There is some thermal protection for the main SMPS switching MOSFETS with the Klixon thermal fuse clipped to the heatsink.

DC Output Section
DC Output Section

The DC output rectifiers are on the large heatsink in the centre, with a small bodge board fitted. Due to the heavy conformal coating on the board I can’t get the ID from this small 8-pin IC, but from the fact that the output rectifiers are in fact IRF1010E MOSFETS, rated at 84A a piece, this is an synchronous rectifier controller.
Oddly, the output filter electrolytics are a mix of Nichicon (nice), and CapXon (shite). A bit of penny pinching here, which if a little naff since these chargers are anything but cheap. (£244.80 at the time of writing).
Hiding just behind the electrolytics is a large choke, and a reverse-polarity protection diode, which is wired crowbar-style. Reversing the polarity here will blow the 15A DC bus fuse instantly, and may destroy this diode if it doesn’t blow quick enough.

DC Outputs
DC Outputs

Right on the output end are a pair of large Ixys DSSK38 TO220 Dual 20A dual Schottky diodes, isolating the two outputs from each other, a nice margin on these for a 10A charger, since the diodes are paralleled each channel is capable of 40A. This prevents one bank discharging into another & allows the charger logic to monitor the voltages individually. The only issue here is the 400mV drop of these diodes introduce a little bit of inefficiency. To increase current capacity of the PCB, the aluminium heatsink is being used as the main positive busbar. From the sizing of the power components here, I would think that the same PCB & component load is used for all the chargers up to 40A, since both the PFC inductor & main power transformer are massive for a 10A output. There are unpopulated output components on this low-end model, to reduce the cost since they aren’t needed.

Front Panel Control Connections
Front Panel Control Connections

A trio of headers connect all the control & sense signals to the front panel PCB, which contains all the control logic.

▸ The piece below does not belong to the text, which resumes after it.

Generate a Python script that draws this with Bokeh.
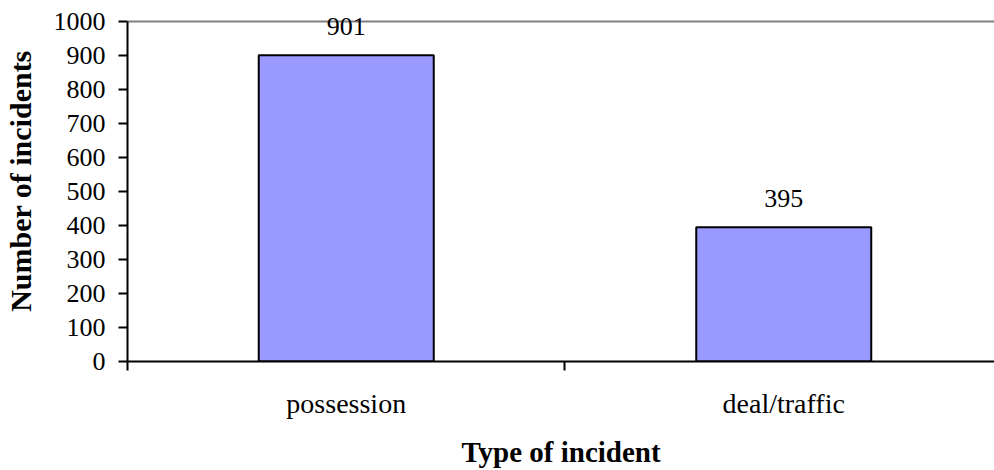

This unit is sensing all output voltages, output current & PSU rail voltages.

Front Panel LEDs
Front Panel LEDs

The front panel is stuffed with LEDs & 7-segment displays to show the current mode, charging voltage & current. There’s 2 tactile switches for adjustments.

Front Panel Reverse
Front Panel Reverse

The reverse of the board has the main microcontroller – again identifying this is impossible due to the heavy conformal coat. The LEDs are being driven through a 74HC245D CMOS Octal Bus Transceiver.

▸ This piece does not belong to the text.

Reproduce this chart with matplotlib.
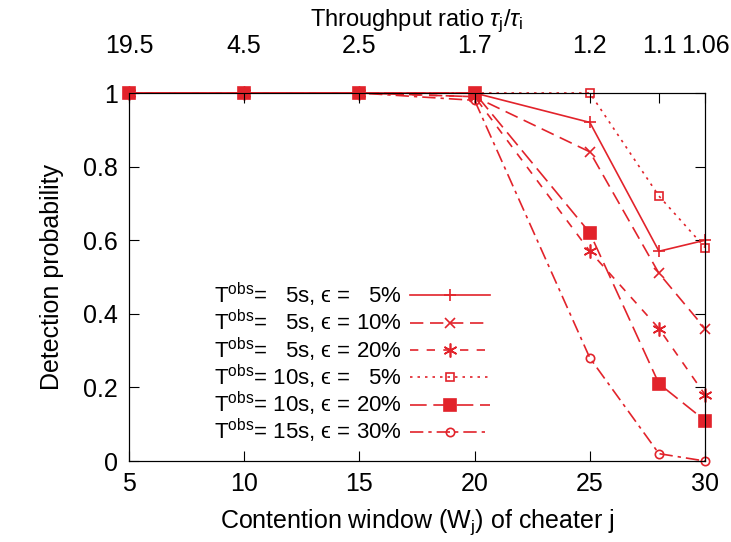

Now on to the repair! I’m not particularly impressed with only getting 4 years from this unit, they are very expensive as already mentioned, so I would expect a longer lifespan. The input fuse had blown in this case, leaving me with a totally dead charger. A quick multimeter test on the input stage of the unit showed a dead short – the main AC input bridge rectifier has gone short circuit.

Bridge Rectifier Removed
Bridge Rectifier Removed

Here the defective bridge has been desoldered from the board. It’s a KBU1008 10A 800v part. Once this was removed I confirmed there was no longer an input short, on either the AC side or the DC output side to the PFC circuit.

Testing The Rectifier
Testing The Rectifier

Time to stick the desoldered bridge on the milliohm meter & see how badly it has failed.

Yep, Definitely Shorted
Yep, Definitely Shorted

I’d say 31mΩ would qualify as a short. It’s no wonder the 4A input fuse blew instantly. There is no sign of excessive heat around the rectifier, so I’m not sure why this would have failed, it’s certainly over-rated for the 10A charger.

Testing Without Rectifier
Testing Without Rectifier

Now the defective diode bridge has been removed from the circuit, it’s time to apply some controlled power to see if anything else has failed. For this I used a module from one of my previous teardowns – the inverter from a portable TV.

Test Inverter
Test Inverter

This neat little unit outputs 330v DC at a few dozen watts, plenty enough to power up the charger with a small load for testing purposes. The charger does pull the voltage of this converter down significantly, to about 100v, but it still provides just enough to get things going.

It's Alive!
It’s Alive!

After applying some direct DC power to the input, it’s ALIVE! Certainly makes a change from the usual SMPS failures I come across, where a single component causes a chain reaction that writes off everything.

Replacement Rectifier
Replacement Rectifier

Unfortunately I couldn’t find the exact same rectifier to replace the shorted one, so I had to go for the KBU1010, which is rated for 1000v instead of 800v, but the Vf rating (Forward Voltage), is the same, so it won’t dissipate any more power.

Soldered In
Soldered In

Here’s the new rectifier soldered into place on the PCB & bolted to it’s heatsink, with some decent thermal compound in between.

Input Board
Input Board

Here is the factory fuse, a soldered in device. I’ll be replacing this with standard clips for 20x5mm fuses to make replacement in the future easier, the required hole pattern in the PCB is already present. Most of the mains input filtering is also on this little daughterboard.

Fuse Replaced
Fuse Replaced

Now the fuse has been replaced with a standard one, which is much more easily replaceable. This fuse shouldn’t blow however, unless another fault develops.

Full Load Test
Full Load Test

Now everything is back together, a full load test charging a 200Ah 12v battery for a few hours will tell me if the fix is good. This charger won’t be going back into service onboard the boat, it’s being replaced anyway with a new 50A charger, to better suit the larger loads we have now. It won’t be a Sterling though, as they are far too expensive. I’ll report back if anything fails!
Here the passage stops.